Each line that holds the word "this" should be returned.

- Data supplied:
◆ ◆ ◆ ◆ ◆

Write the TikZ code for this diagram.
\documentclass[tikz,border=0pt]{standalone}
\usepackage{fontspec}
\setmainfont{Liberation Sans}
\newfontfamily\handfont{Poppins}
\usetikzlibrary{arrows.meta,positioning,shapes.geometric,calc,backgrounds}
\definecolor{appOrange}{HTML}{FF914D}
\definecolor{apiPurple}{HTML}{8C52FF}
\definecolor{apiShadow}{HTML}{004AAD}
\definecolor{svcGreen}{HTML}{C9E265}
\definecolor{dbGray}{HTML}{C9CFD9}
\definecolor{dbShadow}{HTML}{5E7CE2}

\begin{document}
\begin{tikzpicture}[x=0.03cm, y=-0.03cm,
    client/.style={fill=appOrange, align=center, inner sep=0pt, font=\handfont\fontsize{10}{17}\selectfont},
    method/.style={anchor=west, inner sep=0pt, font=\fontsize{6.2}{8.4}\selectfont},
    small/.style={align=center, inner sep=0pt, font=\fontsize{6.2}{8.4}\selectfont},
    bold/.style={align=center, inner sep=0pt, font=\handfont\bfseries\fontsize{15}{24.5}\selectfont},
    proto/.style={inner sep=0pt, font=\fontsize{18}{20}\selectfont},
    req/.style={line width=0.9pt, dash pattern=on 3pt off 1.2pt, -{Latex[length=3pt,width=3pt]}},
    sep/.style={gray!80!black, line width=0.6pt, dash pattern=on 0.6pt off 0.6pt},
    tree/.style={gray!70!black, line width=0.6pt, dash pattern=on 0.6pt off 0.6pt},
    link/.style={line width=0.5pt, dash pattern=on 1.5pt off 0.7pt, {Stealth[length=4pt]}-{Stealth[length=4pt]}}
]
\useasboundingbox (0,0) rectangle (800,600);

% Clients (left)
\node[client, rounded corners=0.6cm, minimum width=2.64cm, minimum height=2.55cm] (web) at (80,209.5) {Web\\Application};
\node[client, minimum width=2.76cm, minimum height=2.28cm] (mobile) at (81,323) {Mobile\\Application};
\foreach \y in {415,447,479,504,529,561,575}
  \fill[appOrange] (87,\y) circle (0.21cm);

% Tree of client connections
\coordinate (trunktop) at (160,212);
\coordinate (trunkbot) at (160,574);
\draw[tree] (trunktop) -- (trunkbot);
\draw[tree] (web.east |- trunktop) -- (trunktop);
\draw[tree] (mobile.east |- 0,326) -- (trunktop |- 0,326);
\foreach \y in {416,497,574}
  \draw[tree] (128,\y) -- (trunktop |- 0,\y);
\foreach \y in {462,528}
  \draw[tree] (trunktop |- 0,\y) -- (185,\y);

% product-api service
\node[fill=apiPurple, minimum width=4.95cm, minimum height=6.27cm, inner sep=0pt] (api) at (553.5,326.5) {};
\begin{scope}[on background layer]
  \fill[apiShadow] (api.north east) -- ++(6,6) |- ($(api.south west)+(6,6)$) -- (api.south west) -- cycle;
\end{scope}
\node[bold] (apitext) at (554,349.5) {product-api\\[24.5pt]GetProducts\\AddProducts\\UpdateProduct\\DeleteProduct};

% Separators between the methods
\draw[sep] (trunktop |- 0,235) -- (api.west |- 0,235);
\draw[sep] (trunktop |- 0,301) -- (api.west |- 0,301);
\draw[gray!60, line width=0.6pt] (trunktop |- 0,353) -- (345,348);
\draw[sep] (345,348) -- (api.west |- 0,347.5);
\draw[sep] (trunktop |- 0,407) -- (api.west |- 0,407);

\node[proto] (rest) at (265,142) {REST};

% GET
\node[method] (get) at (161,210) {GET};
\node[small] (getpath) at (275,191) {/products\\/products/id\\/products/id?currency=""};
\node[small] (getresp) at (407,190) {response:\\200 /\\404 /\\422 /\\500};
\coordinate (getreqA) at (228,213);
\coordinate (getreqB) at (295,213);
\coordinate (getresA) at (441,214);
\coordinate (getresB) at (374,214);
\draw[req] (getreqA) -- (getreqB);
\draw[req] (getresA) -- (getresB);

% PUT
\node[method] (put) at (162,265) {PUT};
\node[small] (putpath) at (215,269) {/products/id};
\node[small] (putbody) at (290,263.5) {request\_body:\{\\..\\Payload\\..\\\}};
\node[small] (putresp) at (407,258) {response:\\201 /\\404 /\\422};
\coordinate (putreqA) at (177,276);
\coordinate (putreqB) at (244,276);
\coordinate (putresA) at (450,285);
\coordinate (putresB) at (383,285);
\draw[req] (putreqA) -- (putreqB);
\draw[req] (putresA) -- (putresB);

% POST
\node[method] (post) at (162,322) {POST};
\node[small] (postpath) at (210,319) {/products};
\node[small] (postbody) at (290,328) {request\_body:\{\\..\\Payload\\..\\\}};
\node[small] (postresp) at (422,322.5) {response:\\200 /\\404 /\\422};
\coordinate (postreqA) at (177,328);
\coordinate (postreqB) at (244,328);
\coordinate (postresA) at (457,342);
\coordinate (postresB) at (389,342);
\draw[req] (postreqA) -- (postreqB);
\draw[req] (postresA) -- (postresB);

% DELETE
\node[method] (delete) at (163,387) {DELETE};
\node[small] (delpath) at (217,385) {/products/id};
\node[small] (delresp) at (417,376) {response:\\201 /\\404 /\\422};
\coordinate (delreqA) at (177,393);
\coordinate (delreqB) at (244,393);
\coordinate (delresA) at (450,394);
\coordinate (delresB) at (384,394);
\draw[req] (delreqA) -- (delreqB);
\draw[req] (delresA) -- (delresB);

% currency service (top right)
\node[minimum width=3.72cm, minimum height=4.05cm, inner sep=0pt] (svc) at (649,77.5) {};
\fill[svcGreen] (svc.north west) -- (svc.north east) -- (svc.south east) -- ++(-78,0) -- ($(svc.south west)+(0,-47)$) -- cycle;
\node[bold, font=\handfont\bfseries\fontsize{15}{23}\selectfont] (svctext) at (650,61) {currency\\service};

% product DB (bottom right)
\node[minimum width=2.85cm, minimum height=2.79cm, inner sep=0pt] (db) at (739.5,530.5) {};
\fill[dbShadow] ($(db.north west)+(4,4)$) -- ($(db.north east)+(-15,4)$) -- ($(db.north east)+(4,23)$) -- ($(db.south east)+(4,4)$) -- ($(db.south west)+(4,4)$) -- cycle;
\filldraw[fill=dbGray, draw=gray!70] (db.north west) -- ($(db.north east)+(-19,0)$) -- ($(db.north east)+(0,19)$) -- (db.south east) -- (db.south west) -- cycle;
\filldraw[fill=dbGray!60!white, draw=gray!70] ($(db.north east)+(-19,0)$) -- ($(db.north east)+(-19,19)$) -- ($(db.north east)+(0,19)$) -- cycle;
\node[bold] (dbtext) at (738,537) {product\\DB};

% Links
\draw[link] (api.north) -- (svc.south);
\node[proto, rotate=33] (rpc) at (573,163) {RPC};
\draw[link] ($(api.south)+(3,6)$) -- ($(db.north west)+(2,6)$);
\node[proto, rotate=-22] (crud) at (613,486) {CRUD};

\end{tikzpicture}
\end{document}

◆ ◆ ◆ ◆ ◆

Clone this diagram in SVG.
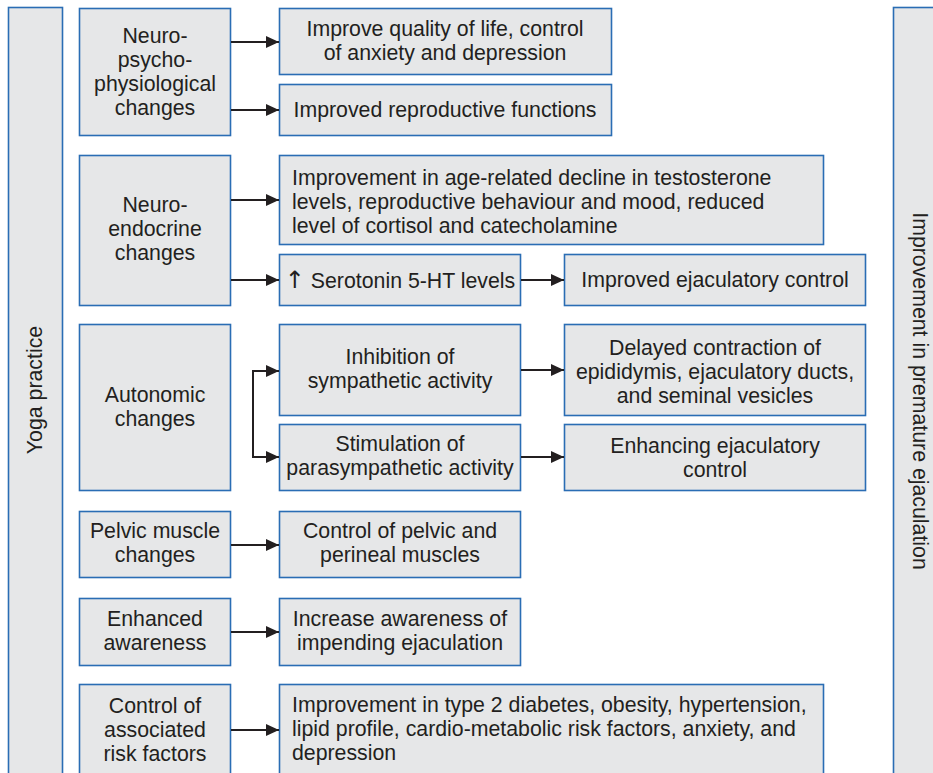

◆ ◆ ◆ ◆ ◆

- Correct response:
Write the TikZ code for this diagram.
Clone this diagram in SVG.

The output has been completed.